All three co-chairs have mentored their littles since their freshman year. These constant weekly visits have allowed them to really build a relationship with their mentees. Benson notices that her little brother is much more comfortable with her now than when he first met her. “His reading has improved,” says Benson, “and we enjoy our time together more than ever.”

Big Brothers Big Sisters of Licking/Perry County provides vital support for the Denison students involved at each school. Supervisors are available at each location when mentees are visiting, in case there are any problems or concerns with the child. “The supervisors are pretty involved in each child’s life that is part of their program,” says Erickson.
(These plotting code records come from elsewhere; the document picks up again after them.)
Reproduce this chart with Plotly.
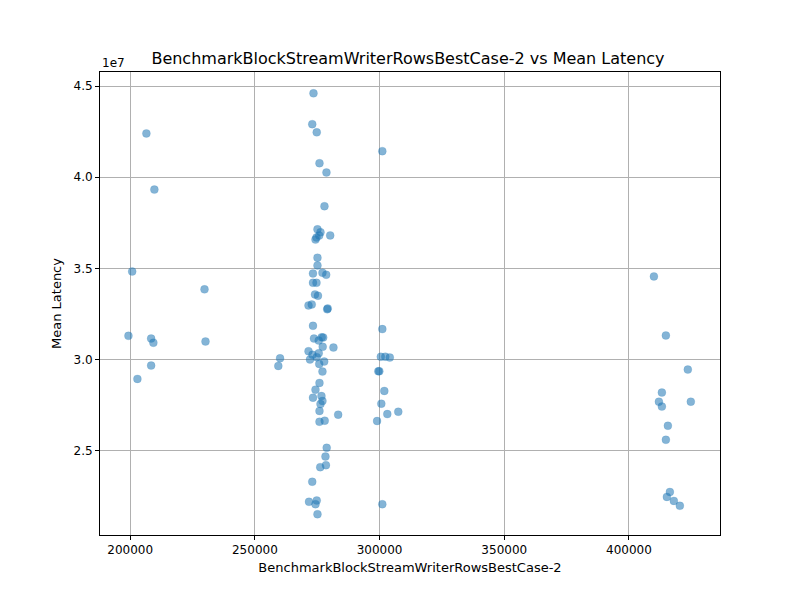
import plotly.graph_objects as go

x_vals = [206500,209700,200800,229800,199300,208400,209300,230200,208400,202900,260100,259400,
273500,273000,274800,301100,275900,278700,277900,275100,276300,275800,280200,274300,274700,
275100,275100,273300,278600,277100,273300,274700,274100,275300,271500,272800,279000,279200,
273300,301100,273700,276800,277400,275600,277200,281500,271500,273100,275600,272100,274800,
275800,277800,277100,300500,302300,304100,299500,299900,275900,301900,274300,273300,276700,
277100,276300,300700,303100,307500,275900,283400,275900,278000,299000,278800,278300,276200,
278500,273000,271700,274800,274300,275100,301100,
410000,414800,423600,413200,412000,413200,424800,415600,414800,416400,415200,418000,420400]
y_vals_e6 = [42.40,39.32,34.83,33.85,31.30,31.15,30.92,30.99,29.67,28.94,30.07,29.65,
44.60,42.91,42.46,41.43,40.77,40.26,38.41,37.14,36.98,36.80,36.81,36.58,36.69,
35.59,35.16,34.72,34.65,34.76,34.21,34.21,33.57,33.50,32.97,33.02,32.76,32.80,
31.85,31.67,31.15,31.22,31.21,31.04,30.70,30.66,30.46,30.26,30.35,30.00,30.13,
29.76,29.89,29.34,30.15,30.16,30.11,29.36,29.36,28.72,28.28,28.35,27.91,28.00,
27.73,27.56,27.58,27.01,27.14,27.18,26.98,26.59,26.65,26.63,25.16,24.68,24.10,
24.21,23.30,22.20,22.27,22.07,21.52,22.07,
34.56,31.32,29.45,28.19,27.69,27.42,27.69,26.37,25.60,22.74,22.47,22.25,21.98]
y_vals = [v * 1e6 for v in y_vals_e6]
x_ticks = [200000, 250000, 300000, 350000, 400000]
y_ticks = [25e6, 30e6, 35e6, 40e6, 45e6]
y_tick_text = ["2.5", "3.0", "3.5", "4.0", "4.5"]

fig = go.Figure(go.Scatter(
    x=x_vals, y=y_vals, mode="markers",
    marker=dict(size=8, color="rgba(31,119,180,0.55)", line=dict(width=0.5, color="rgba(31,119,180,0.3)")),
))
axis_common = dict(showline=True, linecolor="black", linewidth=1, mirror=True, ticks="outside",
                   ticklen=4, tickcolor="black", showgrid=True, gridcolor="#b0b0b0", gridwidth=1,
                   zeroline=False, tickfont=dict(size=12, color="black"), automargin=False)
fig.update_layout(
    width=800, height=600, plot_bgcolor="white", paper_bgcolor="white",
    font=dict(family="DejaVu Sans", color="black"),
    margin=dict(l=92, r=88, t=64, b=73),
    title=dict(text="BenchmarkBlockStreamWriterRowsBestCase-2 vs Mean Latency", x=0.5, xanchor="center",
               y=1 - 50/600, yanchor="middle", font=dict(size=16)),
    xaxis=dict(axis_common, range=[187900, 436500], tickvals=x_ticks, ticktext=[str(t) for t in x_ticks],
               title=dict(text="BenchmarkBlockStreamWriterRowsBestCase-2", font=dict(size=13), standoff=6)),
    yaxis=dict(axis_common, range=[20.38e6, 45.77e6], tickvals=y_ticks, ticktext=y_tick_text,
               title=dict(text="Mean Latency", font=dict(size=13), standoff=8)),
    showlegend=False,
    annotations=[dict(text="1e7", xref="paper", yref="paper", x=0, y=1, xanchor="left", yanchor="bottom",
                      showarrow=False, font=dict(size=12))],
)
fig.write_html("out.html")
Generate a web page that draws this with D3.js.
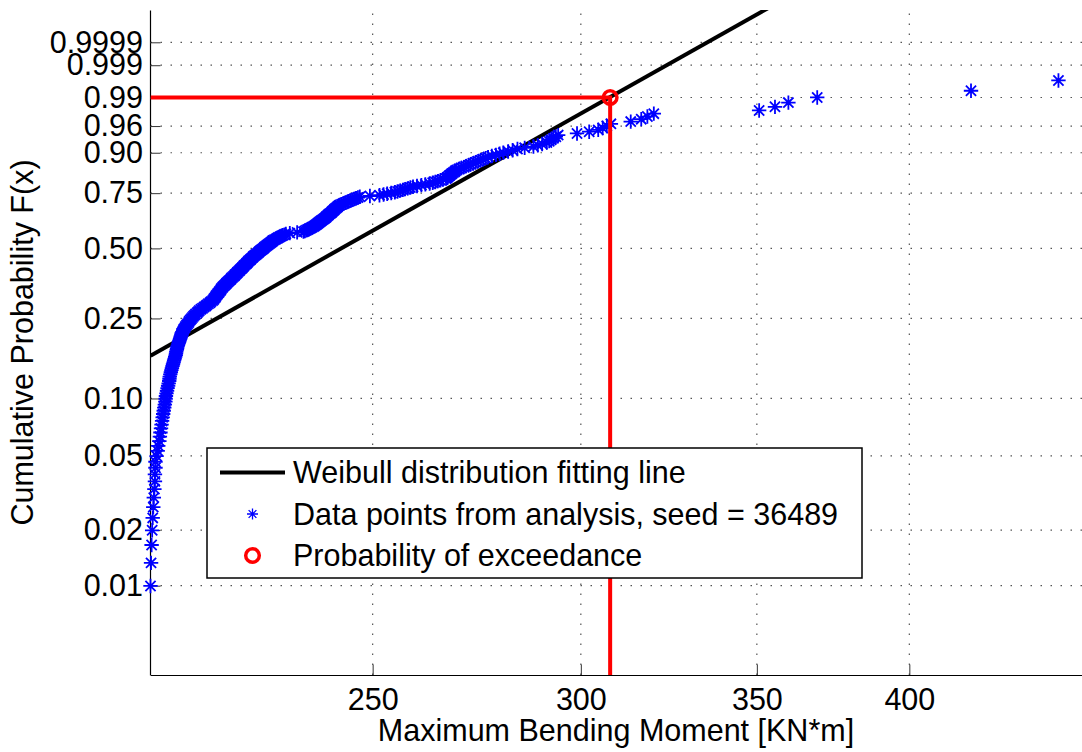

This allows the mentees to become comfortable with the child’s situation and better work towards his or her best interest.

Because the program is quite individualized for each Denison student, Erickson, Thornburg and Benson have been working to create a greater presence on campus through annual events to bring together students involved in BBBS. The organization holds an Ice Cream Social in the fall to welcome mentees and set goals for the year. Thornburg said, “It is an individual thing, but we are a cohesive group at the same time.” Every spring, BBBS has a recognition dinner to award everyone on his or her hard work for the year.

Last week, BBBS participated in a fundraising event called Bowl for Kids, with all proceeds going to the Licking and Perry Counties chapter. With the help of Brian Allen ‘17, BBBS’s Community Service Intern, mentees carried bowling pins around, collecting spare change for their schools. Allen is the assistant to BBBS of Licking and Perry Counties’ Program Director, Kristina Nixon. He plays a pivotal role on the administrative side of Denison’s relationship with the national organization. Mentees were excited to take part in Bowl for Kids, as it was Denison’s first year participating. Allen thought, “it would be a good idea to make the connection between me and the community chairs for BBBS.”

To its mentees, BBBS serves as a means of getting off campus, while also making a huge impact in a child’s life. “Every week, I go thinking she’s going to get something out of it, but I end up getting so much out of it too,” Thornburg said.

Members acknowledge that their involvement has allowed them to realize how much is going on beyond Denison that students often miss out on while drowning in the business of schoolwork.

On March 11, City Barbeque in Newark will be donating a percentage of their earnings to the Licking & Perry Counties chapter of Big Brothers Big Sisters. Denison students are encouraged to participate by visiting the restaurant anytime that day.